Ghana is Bafana's main threat -Coach

By Cape Times
Football News Ghana is Bafana's main threat -Coach
APR 8, 2004 LISTEN

Stuart Baxter -South African Coach - has described Bafana Bafana's 2006 World Cup qualifying group as "challenging" and filled with potential landmines and banana skins.

Yet, as South African soccer fans would expect, he was confident his team could negotiate their way to the top of the group to qualify for the finals in Germany.

And he's also fully aware his holding on to his job depends on them achieving just that.

While it could have been a lot worse, Group 4 - also containing Ghana, Burkina Faso, Uganda, the Democratic Republic of Congo and the Cape Verde Islands - is one Bafana would be expected to have the beating of.

Only group winners go through to Germany 2006, while the top three finishers in each group qualify automatically for that year's African Nations Cup in Egypt.

While Baxter fancies his side's chances, he singles out Ghana as probably the most difficult proposition.

"I don't know much about the Cape Verde Islands. Who does? But I am pleased that we have them first up at home (on the weekend of June 5/6). I'm hoping the boys' adrenalin will be pumping and they will be up for it.

"It's an interesting and challenging group, but if we play professionally and prepare well, I think we've got a good chance."

"I must ensure we prepare 100% for every game. Our preparation must be world-class as it will be the key to good performances and success. Poor preparation and poor performances will cost us," said Baxter.

While he might not know much about the Cape Verde at present, one expects he will soon enough rectify that as he stressed that Bafana won't be going blind into any game.

"I've done video analysis of Bafana games before I came out here, and we'll also be using video analysis to assess our opponents.
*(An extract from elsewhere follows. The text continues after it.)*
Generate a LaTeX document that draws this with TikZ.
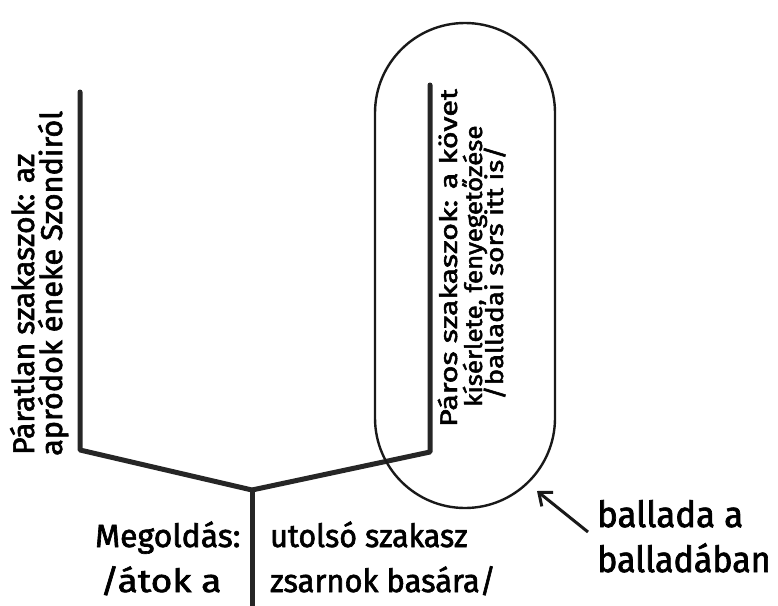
\documentclass[tikz,border=0pt]{standalone}
\usepackage{fontspec}
\usetikzlibrary{arrows.meta}
\newfontfamily\hand[FakeBold=2]{Fira Sans}
\newcommand{\squeeze}[2]{\scalebox{#1}[1]{#2}}
\tikzset{
  branch/.style={line width=5pt, draw=black!85, line join=round, line cap=round},
  balloonbox/.style={draw=black!90, line width=2.4pt, rounded corners=90pt, minimum width=180pt, minimum height=485pt, inner sep=0pt},
  pointer/.style={line width=3pt, draw=black!90, -{Straight Barb[length=11pt,width=18pt,line width=3pt]}},
  lefttext/.style={rotate=90, anchor=base west, inner sep=0pt, font=\hand\fontsize{30}{36}\selectfont},
  righttext/.style={rotate=90, anchor=base west, inner sep=0pt, font=\hand\fontsize{24}{28}\selectfont},
  bottomtext/.style={anchor=base west, inner sep=0pt, font=\hand\fontsize{32}{40}\selectfont},
  notetext/.style={anchor=base west, inner sep=0pt, font=\hand\fontsize{36}{44}\selectfont},
}
\begin{document}
\begin{tikzpicture}[x=1pt, y=-1pt]
\useasboundingbox (0,0) rectangle (778,605);
% branch skeleton
\coordinate (ltop) at (80,92);
\coordinate (lcorner) at (80,450);
\coordinate (junction) at (252,490);
\coordinate (rcorner) at (430,452);
\coordinate (rtop) at (430,85);
\coordinate (stemend) at (252,610);
\draw[branch] (ltop) -- (lcorner) -- (junction) -- (rcorner) -- (rtop);
\draw[branch] (junction) -- (stemend);
% balloon
\node[balloonbox] (balloon) at (465,265.5) {};
% arrow
\coordinate (arrowtail) at (588,532);
\coordinate (arrowtip) at (537,491);
\draw[pointer] (arrowtail) -- (arrowtip);
% left texts
\node[lefttext] (l1) at (34,455) {\squeeze{1.0}{Páratlan szakaszok: az}};
\node[lefttext] (l2) at (62,456) {\squeeze{1.02}{apródok éneke Szondiról}};
% right texts
\node[righttext] (r1) at (457,427) {\squeeze{1.27}{Páros szakaszok: a követ}};
\node[righttext] (r2) at (482,407) {\squeeze{1.08}{kísérlete, fenyegetőzése}};
\node[righttext] (r3) at (503,400) {\squeeze{1.16}{/balladai sors itt is/}};
% bottom texts
\node[bottomtext] (b1) at (95,547) {Megoldás:};
\node[bottomtext] (b2) at (100,592) {\squeeze{1.16}{/átok a}};
\node[bottomtext] (b3) at (270,547) {\squeeze{0.95}{utolsó szakasz}};
\node[bottomtext] (b4) at (270,592) {\squeeze{0.966}{zsarnok basára/}};
% note
\node[notetext] (n1) at (597,527) {\squeeze{0.967}{ballada a}};
\node[notetext] (n2) at (597,572) {\squeeze{0.945}{balladában}};
\end{tikzpicture}
\end{document}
Short movies will be made for each player to look at. We won't go into any game without prior knowledge of our opponents," said Baxter.
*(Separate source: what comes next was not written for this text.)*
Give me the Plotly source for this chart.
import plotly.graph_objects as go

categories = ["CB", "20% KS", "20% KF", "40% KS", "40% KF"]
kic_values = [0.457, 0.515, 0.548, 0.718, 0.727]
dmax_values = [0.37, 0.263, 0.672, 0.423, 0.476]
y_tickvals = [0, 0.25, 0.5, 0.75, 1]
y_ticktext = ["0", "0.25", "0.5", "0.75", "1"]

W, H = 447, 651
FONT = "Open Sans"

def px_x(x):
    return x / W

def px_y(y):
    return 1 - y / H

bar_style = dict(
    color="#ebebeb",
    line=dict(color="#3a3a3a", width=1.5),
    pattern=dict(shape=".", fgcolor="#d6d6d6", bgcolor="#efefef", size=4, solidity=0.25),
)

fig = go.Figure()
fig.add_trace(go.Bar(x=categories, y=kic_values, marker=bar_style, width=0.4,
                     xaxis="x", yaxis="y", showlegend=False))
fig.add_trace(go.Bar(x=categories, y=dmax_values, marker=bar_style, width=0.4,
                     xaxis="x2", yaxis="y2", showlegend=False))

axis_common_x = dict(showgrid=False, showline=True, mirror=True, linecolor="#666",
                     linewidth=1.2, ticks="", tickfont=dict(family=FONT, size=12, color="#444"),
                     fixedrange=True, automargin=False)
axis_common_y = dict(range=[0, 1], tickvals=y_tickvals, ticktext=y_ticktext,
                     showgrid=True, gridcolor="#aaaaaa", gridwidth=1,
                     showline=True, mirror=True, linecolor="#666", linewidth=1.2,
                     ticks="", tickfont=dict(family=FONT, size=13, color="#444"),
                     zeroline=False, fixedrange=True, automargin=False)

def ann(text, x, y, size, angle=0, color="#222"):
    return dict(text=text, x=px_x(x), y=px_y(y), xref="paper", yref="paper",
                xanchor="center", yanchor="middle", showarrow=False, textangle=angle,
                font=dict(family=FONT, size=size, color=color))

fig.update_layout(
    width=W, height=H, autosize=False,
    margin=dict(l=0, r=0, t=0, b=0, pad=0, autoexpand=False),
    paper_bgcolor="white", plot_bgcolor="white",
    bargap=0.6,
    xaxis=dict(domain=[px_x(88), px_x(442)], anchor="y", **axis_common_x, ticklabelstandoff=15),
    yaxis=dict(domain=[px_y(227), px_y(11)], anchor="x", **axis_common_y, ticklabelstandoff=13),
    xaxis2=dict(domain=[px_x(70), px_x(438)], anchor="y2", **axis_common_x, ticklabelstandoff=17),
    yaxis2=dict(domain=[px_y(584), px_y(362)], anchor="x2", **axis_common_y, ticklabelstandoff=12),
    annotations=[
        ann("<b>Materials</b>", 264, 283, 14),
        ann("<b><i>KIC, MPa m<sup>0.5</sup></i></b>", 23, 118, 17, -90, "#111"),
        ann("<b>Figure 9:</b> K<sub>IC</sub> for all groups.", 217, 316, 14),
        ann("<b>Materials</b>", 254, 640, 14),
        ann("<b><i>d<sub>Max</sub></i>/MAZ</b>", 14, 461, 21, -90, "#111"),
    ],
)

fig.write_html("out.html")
By way of preparation, he will over the next few days conduct two training camps, one in Europe for Bafana's overseas-based players and another in South Africa for locals, so as to establish a "broad and deep pool of players" for the demanding task ahead.

He is also hoping to play at least one friendly before the qualifying campaign starts, with Scotland touted as possible opponents.
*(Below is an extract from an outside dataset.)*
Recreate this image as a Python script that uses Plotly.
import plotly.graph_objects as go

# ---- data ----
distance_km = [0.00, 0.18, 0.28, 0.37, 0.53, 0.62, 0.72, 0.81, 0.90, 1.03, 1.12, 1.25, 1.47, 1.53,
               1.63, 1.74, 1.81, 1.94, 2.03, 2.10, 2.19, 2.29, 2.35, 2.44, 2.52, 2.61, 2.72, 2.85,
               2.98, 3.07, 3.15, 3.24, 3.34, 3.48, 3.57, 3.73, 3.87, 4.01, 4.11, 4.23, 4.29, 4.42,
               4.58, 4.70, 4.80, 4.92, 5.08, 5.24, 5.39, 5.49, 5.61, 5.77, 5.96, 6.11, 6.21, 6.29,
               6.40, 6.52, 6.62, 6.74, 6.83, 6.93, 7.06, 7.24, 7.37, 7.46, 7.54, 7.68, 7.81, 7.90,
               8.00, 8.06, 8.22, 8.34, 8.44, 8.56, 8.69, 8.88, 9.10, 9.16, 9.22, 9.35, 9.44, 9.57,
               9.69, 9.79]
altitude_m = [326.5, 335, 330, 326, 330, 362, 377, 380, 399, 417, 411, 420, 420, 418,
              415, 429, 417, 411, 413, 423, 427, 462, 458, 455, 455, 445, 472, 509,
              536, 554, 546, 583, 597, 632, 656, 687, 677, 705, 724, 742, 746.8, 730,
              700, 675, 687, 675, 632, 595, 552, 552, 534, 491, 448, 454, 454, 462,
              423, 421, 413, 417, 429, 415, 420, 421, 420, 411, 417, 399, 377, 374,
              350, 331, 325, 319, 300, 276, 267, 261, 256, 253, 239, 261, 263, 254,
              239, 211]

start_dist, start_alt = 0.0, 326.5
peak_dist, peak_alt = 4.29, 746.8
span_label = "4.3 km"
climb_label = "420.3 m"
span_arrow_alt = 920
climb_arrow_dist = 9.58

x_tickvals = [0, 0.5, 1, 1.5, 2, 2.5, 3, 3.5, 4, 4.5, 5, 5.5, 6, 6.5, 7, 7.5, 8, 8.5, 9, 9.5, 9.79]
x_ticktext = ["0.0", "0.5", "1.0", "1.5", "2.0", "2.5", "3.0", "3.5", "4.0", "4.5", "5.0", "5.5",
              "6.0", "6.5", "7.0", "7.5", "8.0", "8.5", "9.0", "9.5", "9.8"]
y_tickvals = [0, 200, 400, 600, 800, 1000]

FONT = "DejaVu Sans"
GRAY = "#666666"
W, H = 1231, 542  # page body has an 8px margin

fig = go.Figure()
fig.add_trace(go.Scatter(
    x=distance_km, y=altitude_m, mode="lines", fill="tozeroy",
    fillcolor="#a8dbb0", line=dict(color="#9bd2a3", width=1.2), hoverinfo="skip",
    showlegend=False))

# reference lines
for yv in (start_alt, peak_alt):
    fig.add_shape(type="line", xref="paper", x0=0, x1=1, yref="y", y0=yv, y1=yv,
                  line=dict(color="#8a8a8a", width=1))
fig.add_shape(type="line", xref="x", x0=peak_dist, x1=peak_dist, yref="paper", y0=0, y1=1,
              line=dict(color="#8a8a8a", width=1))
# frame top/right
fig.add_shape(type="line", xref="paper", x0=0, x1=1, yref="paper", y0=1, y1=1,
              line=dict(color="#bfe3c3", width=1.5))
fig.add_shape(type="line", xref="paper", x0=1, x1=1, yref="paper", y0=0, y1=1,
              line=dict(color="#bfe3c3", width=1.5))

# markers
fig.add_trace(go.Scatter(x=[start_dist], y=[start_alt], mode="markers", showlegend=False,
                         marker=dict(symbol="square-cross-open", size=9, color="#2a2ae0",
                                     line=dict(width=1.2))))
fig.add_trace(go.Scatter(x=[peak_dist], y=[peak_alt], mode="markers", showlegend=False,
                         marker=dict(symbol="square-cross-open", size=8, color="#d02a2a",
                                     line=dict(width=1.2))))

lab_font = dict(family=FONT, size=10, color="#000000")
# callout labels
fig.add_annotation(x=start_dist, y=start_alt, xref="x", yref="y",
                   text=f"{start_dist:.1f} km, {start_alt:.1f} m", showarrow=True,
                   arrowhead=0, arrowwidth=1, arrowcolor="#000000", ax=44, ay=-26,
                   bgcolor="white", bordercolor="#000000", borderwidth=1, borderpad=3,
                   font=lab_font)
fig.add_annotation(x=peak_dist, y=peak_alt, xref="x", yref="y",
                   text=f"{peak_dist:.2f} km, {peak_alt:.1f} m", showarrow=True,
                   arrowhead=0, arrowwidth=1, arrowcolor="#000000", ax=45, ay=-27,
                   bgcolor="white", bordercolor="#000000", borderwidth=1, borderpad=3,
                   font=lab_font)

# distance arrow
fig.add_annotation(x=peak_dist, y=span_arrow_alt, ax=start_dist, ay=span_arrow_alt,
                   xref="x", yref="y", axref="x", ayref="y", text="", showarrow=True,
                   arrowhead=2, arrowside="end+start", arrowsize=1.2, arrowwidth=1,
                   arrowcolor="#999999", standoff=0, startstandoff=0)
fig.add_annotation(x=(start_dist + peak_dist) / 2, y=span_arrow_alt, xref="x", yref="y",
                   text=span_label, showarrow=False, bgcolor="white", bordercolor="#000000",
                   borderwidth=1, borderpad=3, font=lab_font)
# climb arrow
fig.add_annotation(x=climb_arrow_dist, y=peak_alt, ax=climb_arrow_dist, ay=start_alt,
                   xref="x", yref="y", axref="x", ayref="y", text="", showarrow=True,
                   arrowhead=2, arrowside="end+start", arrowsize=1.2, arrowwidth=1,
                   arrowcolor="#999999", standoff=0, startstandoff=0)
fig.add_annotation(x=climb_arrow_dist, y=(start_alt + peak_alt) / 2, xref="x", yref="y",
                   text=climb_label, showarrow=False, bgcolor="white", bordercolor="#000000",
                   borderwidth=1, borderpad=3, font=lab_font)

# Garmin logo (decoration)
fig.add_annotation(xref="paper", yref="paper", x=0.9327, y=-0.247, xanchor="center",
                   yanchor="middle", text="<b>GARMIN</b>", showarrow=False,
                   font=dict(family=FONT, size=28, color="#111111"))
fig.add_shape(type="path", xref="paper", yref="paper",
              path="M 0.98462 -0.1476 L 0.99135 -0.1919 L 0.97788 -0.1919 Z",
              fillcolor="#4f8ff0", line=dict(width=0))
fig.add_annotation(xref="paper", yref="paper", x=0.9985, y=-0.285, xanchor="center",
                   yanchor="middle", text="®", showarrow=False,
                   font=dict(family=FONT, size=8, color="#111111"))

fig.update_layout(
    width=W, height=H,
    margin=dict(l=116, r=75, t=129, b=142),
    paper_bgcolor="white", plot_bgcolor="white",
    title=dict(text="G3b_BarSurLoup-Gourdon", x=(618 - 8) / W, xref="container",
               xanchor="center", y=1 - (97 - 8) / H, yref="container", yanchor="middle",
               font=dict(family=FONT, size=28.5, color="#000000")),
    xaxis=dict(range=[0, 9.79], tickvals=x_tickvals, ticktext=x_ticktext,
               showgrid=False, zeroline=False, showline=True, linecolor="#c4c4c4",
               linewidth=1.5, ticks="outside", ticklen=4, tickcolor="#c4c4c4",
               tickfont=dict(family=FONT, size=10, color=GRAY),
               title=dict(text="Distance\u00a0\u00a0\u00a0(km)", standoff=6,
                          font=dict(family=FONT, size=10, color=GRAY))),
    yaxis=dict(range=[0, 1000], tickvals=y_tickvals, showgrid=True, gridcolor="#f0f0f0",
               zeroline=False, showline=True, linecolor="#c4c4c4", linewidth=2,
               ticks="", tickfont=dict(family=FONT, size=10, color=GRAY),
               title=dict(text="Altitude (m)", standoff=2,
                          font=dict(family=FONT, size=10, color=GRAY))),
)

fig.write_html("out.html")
"I've spoken to (Scotland coach) Berti Vogts. That's one option we have if the date's suitable to us," said Baxter.

The unprecedented media interest generated by yesterday's news conference must have given him a clear indication of the magnitude of the task at hand. He already knows there's only one way of ensuring acceptance.

"It's a great challenge. I am a football coach, and I'm old and ugly enough to know that if you don't win matches, you can talk about long term, but you won't be in the job long term.

"My main priority is to win some matches. That's the name of the game. If I do well, give me a pat on the back; if I don't, I know what I'll get," said Baxter.

He said he had spoken "at length" to Real Madrid coach Carlos Queiroz about the perils of the Bafana job. That must have been an interesting conversation.

"Carlos was complimentary about a lot of things and said it could be a very rewarding job," revealed Baxter, adding that Queiroz also warned him "it could be hell on the same day".